— Start Supplied records —

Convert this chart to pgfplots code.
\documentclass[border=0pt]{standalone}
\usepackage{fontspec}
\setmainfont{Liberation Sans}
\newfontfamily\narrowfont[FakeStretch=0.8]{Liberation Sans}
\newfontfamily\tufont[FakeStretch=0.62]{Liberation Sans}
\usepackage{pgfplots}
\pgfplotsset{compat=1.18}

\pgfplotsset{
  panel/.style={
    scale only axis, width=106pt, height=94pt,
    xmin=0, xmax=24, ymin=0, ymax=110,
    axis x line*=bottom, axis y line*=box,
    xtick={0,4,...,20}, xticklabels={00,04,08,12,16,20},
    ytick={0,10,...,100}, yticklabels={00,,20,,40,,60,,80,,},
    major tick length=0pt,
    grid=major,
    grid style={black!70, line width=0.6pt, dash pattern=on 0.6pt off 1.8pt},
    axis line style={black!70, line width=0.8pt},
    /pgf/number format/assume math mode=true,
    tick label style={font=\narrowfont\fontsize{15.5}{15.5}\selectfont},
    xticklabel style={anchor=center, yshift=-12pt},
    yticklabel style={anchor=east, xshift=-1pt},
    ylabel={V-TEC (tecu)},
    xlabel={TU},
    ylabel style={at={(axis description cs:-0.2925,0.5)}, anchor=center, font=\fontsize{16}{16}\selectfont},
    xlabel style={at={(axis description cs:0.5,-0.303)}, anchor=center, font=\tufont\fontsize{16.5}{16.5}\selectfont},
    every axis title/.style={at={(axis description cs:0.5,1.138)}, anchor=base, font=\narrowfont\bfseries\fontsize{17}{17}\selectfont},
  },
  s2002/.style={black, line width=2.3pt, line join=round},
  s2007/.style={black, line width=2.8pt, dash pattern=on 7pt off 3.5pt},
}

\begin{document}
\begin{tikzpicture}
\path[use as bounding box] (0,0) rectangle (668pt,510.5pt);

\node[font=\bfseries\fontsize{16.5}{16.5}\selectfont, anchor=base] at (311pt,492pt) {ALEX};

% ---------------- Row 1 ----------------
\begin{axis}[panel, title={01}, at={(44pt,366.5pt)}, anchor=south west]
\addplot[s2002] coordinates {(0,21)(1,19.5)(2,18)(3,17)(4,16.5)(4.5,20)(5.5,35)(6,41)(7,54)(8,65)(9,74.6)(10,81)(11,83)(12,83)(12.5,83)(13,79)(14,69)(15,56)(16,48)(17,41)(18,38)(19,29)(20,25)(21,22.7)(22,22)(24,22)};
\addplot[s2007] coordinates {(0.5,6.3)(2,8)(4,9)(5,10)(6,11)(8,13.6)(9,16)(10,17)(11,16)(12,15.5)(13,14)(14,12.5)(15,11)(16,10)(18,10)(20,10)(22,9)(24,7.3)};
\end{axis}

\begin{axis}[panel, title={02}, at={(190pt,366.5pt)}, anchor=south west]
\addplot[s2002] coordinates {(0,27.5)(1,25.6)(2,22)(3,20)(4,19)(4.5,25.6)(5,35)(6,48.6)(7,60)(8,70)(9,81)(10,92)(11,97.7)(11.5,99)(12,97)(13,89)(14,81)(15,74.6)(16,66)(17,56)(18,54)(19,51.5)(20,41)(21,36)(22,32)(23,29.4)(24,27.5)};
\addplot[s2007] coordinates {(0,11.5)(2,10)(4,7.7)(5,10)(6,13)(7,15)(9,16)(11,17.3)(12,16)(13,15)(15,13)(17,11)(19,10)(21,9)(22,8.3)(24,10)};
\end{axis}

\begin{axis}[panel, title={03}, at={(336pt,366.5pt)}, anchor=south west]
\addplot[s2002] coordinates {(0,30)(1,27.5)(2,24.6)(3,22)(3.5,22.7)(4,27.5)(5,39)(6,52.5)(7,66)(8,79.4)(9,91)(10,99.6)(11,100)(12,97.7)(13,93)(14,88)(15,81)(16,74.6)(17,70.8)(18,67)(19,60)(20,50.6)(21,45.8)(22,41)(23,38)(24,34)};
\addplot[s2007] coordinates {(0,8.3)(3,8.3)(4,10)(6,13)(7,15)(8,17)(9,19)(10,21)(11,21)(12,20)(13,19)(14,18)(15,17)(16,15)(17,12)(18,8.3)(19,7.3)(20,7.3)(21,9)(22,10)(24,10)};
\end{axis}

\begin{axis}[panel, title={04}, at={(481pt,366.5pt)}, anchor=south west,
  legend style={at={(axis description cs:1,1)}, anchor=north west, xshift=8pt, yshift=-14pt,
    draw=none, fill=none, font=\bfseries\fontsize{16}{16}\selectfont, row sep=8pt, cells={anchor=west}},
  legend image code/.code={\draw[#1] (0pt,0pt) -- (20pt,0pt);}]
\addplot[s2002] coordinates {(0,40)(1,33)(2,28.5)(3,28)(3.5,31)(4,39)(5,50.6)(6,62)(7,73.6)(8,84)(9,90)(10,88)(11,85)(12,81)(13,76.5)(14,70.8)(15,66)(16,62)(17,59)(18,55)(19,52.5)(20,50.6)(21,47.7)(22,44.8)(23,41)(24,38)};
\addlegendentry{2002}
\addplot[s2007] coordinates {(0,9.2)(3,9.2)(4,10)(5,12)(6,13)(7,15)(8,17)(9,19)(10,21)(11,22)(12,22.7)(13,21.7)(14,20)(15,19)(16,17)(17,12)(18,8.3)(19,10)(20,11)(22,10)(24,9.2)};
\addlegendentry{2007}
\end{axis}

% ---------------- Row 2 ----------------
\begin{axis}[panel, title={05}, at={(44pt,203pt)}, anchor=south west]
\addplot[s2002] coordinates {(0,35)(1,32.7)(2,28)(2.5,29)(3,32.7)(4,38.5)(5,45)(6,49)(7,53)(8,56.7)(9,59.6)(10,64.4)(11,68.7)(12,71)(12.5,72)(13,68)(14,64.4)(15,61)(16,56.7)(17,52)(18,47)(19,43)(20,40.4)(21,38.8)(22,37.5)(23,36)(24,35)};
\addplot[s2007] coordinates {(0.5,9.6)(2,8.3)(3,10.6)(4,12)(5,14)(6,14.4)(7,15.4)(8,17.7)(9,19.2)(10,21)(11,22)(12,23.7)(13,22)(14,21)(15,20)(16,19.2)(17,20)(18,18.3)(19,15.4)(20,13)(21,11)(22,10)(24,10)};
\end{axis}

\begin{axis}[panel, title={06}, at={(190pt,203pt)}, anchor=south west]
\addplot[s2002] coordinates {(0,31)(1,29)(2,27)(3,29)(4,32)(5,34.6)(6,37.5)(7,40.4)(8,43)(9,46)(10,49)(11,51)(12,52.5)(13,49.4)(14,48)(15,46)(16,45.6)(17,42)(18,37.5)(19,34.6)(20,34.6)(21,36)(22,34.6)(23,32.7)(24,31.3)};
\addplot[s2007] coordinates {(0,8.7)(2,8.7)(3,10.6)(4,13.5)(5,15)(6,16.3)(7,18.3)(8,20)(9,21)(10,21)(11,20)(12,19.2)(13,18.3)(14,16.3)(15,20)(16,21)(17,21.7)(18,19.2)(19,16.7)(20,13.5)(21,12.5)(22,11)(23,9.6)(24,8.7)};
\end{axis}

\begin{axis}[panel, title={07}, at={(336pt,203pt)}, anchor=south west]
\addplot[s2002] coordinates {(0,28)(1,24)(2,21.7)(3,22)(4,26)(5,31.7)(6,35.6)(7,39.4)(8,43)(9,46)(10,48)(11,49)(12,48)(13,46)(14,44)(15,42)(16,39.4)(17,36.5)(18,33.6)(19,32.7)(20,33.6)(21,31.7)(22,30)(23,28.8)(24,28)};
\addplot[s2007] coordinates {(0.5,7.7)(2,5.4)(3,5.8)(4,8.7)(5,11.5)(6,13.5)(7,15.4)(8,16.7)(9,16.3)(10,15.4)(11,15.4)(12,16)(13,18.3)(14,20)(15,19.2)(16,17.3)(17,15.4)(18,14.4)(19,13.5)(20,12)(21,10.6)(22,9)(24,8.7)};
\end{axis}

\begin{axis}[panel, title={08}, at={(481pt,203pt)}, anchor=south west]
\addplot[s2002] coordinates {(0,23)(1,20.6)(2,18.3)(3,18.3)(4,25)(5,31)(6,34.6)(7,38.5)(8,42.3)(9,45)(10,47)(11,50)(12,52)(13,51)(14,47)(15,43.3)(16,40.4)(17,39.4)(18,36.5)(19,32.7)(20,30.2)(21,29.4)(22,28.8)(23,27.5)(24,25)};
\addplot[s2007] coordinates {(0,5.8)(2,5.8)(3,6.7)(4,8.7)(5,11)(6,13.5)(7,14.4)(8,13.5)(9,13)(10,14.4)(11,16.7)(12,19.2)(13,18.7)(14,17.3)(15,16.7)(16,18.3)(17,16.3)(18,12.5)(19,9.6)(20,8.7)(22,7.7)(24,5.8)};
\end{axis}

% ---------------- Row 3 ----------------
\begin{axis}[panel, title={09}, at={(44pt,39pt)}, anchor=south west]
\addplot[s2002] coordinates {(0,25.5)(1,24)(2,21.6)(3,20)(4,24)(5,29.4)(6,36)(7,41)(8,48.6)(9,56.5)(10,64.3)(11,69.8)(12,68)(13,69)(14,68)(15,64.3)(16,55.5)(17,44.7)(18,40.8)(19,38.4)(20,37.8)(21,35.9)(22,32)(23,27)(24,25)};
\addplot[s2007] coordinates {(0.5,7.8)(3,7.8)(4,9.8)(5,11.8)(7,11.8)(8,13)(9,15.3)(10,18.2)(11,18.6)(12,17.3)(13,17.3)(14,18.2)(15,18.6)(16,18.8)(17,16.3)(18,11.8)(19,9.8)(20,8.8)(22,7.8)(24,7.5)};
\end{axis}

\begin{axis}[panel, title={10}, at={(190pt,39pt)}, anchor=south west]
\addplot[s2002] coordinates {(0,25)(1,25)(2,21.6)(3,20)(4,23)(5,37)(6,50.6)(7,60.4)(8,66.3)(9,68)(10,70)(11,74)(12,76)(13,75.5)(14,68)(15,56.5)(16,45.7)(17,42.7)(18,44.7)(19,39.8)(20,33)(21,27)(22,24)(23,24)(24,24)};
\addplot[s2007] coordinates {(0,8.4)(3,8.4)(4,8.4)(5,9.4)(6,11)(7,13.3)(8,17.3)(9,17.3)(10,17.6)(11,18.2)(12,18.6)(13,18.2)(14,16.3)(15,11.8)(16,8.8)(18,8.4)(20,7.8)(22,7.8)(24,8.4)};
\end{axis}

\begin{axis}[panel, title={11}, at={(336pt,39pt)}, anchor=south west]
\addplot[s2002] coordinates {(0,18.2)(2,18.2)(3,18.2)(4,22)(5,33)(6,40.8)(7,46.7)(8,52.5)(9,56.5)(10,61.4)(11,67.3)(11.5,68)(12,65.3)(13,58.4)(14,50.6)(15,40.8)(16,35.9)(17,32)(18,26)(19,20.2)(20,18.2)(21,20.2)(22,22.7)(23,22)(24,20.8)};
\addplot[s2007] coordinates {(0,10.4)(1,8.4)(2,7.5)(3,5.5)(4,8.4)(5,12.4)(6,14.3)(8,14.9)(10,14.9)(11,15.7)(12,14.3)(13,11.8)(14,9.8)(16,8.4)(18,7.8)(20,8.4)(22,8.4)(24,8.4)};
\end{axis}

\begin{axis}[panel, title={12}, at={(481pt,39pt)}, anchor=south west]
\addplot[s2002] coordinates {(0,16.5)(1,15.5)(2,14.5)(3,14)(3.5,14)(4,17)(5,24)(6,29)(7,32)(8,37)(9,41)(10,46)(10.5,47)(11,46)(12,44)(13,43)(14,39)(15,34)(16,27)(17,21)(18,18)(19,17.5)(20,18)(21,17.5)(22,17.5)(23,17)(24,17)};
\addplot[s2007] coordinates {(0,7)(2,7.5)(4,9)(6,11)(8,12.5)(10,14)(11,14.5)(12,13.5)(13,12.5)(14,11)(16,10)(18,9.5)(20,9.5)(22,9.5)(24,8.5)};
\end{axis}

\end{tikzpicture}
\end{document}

— End Supplied records —
— Start Supplied records —

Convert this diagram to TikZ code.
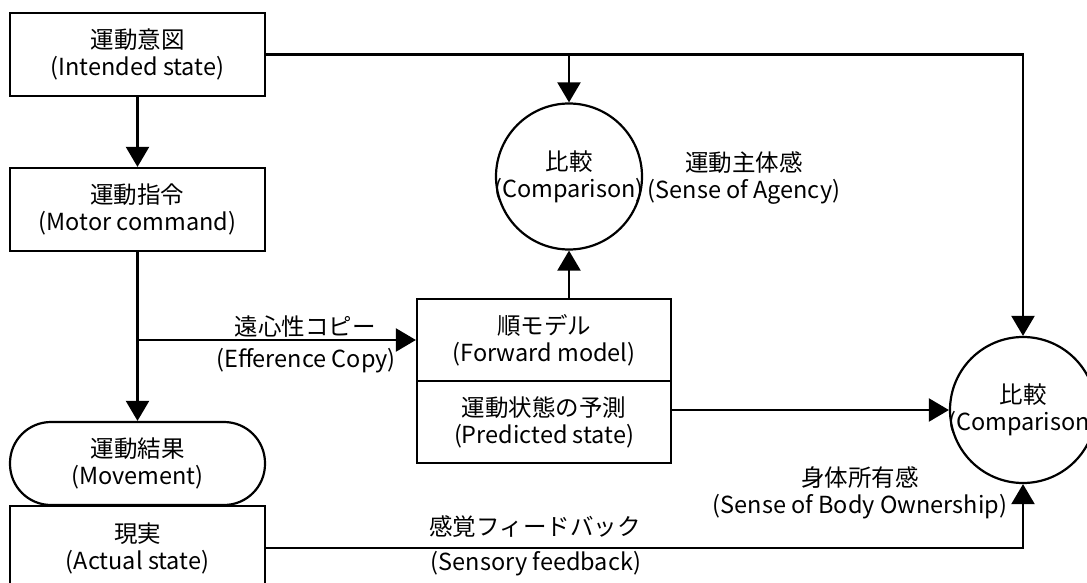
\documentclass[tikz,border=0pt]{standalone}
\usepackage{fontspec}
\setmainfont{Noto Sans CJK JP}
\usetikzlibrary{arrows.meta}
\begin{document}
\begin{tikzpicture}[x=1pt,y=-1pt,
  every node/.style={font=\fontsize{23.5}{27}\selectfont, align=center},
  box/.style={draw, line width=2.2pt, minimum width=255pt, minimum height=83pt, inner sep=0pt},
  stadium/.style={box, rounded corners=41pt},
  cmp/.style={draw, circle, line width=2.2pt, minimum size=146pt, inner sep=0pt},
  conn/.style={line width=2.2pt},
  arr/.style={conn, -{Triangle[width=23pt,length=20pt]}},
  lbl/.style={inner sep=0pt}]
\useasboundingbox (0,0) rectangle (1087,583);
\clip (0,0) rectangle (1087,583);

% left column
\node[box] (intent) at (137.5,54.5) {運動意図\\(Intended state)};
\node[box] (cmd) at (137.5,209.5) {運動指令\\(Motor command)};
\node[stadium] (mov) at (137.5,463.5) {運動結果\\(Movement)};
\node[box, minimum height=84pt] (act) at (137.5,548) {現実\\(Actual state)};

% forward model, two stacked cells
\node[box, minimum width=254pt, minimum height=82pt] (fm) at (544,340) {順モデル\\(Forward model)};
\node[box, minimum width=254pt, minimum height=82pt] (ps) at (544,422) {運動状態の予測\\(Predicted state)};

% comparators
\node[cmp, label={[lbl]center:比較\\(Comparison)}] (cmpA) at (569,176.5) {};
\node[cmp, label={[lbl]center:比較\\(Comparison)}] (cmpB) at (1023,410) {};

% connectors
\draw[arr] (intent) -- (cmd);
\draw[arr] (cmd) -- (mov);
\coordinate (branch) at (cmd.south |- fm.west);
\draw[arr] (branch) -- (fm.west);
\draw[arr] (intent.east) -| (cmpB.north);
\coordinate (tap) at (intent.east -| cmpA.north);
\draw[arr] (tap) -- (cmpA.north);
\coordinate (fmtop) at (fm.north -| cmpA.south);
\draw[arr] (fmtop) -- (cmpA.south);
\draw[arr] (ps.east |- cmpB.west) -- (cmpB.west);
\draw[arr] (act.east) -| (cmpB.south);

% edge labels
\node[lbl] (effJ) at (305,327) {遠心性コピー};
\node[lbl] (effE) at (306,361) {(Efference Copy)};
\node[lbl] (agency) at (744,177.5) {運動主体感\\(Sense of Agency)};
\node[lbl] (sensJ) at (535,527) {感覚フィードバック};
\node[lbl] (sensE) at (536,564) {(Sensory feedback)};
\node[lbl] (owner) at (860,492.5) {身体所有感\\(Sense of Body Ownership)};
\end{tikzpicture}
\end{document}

— End Supplied records —
— Start Supplied records —

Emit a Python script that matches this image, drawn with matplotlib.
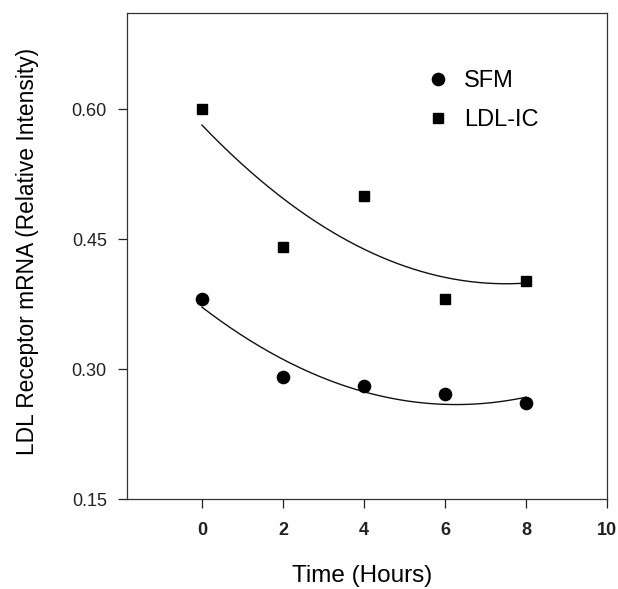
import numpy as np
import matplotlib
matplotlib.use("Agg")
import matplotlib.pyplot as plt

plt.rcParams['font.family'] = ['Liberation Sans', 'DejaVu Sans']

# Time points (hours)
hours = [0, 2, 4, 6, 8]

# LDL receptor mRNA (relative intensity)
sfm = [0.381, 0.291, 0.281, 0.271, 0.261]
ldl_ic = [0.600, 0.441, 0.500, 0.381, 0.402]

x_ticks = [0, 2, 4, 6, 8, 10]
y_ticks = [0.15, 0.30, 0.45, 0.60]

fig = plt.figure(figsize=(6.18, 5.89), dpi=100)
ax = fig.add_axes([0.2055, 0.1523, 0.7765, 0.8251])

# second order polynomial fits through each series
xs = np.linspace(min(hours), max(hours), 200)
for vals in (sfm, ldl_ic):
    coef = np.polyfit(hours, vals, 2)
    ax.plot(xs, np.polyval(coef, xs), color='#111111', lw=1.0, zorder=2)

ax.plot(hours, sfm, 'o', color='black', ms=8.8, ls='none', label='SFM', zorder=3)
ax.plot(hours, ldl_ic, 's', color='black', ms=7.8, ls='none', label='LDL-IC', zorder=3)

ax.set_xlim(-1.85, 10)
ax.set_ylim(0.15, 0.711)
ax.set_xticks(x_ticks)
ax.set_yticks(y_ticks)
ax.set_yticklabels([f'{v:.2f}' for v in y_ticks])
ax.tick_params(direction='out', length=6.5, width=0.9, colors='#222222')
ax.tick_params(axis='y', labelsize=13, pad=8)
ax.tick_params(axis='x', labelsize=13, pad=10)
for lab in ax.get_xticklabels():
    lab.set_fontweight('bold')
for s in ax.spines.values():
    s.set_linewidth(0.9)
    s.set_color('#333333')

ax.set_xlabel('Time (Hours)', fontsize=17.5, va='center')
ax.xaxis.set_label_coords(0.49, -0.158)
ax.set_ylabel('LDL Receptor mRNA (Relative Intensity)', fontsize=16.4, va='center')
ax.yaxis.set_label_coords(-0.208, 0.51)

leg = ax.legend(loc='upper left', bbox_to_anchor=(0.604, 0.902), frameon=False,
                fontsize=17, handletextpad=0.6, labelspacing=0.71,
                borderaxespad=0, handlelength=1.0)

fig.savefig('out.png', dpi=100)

— End Supplied records —

Written problem: Omit the pictures. Extract exactly the lines that begin with the one holding "Emit a Python" and end with the one holding "ls='none', label='LDL-IC', zorder=3)", inclusive.

The output:
Emit a Python script that matches this image, drawn with matplotlib.
import numpy as np
import matplotlib
matplotlib.use("Agg")
import matplotlib.pyplot as plt

plt.rcParams['font.family'] = ['Liberation Sans', 'DejaVu Sans']

# Time points (hours)
hours = [0, 2, 4, 6, 8]

# LDL receptor mRNA (relative intensity)
sfm = [0.381, 0.291, 0.281, 0.271, 0.261]
ldl_ic = [0.600, 0.441, 0.500, 0.381, 0.402]

x_ticks = [0, 2, 4, 6, 8, 10]
y_ticks = [0.15, 0.30, 0.45, 0.60]

fig = plt.figure(figsize=(6.18, 5.89), dpi=100)
ax = fig.add_axes([0.2055, 0.1523, 0.7765, 0.8251])

# second order polynomial fits through each series
xs = np.linspace(min(hours), max(hours), 200)
for vals in (sfm, ldl_ic):
    coef = np.polyfit(hours, vals, 2)
    ax.plot(xs, np.polyval(coef, xs), color='#111111', lw=1.0, zorder=2)

ax.plot(hours, sfm, 'o', color='black', ms=8.8, ls='none', label='SFM', zorder=3)
ax.plot(hours, ldl_ic, 's', color='black', ms=7.8, ls='none', label='LDL-IC', zorder=3)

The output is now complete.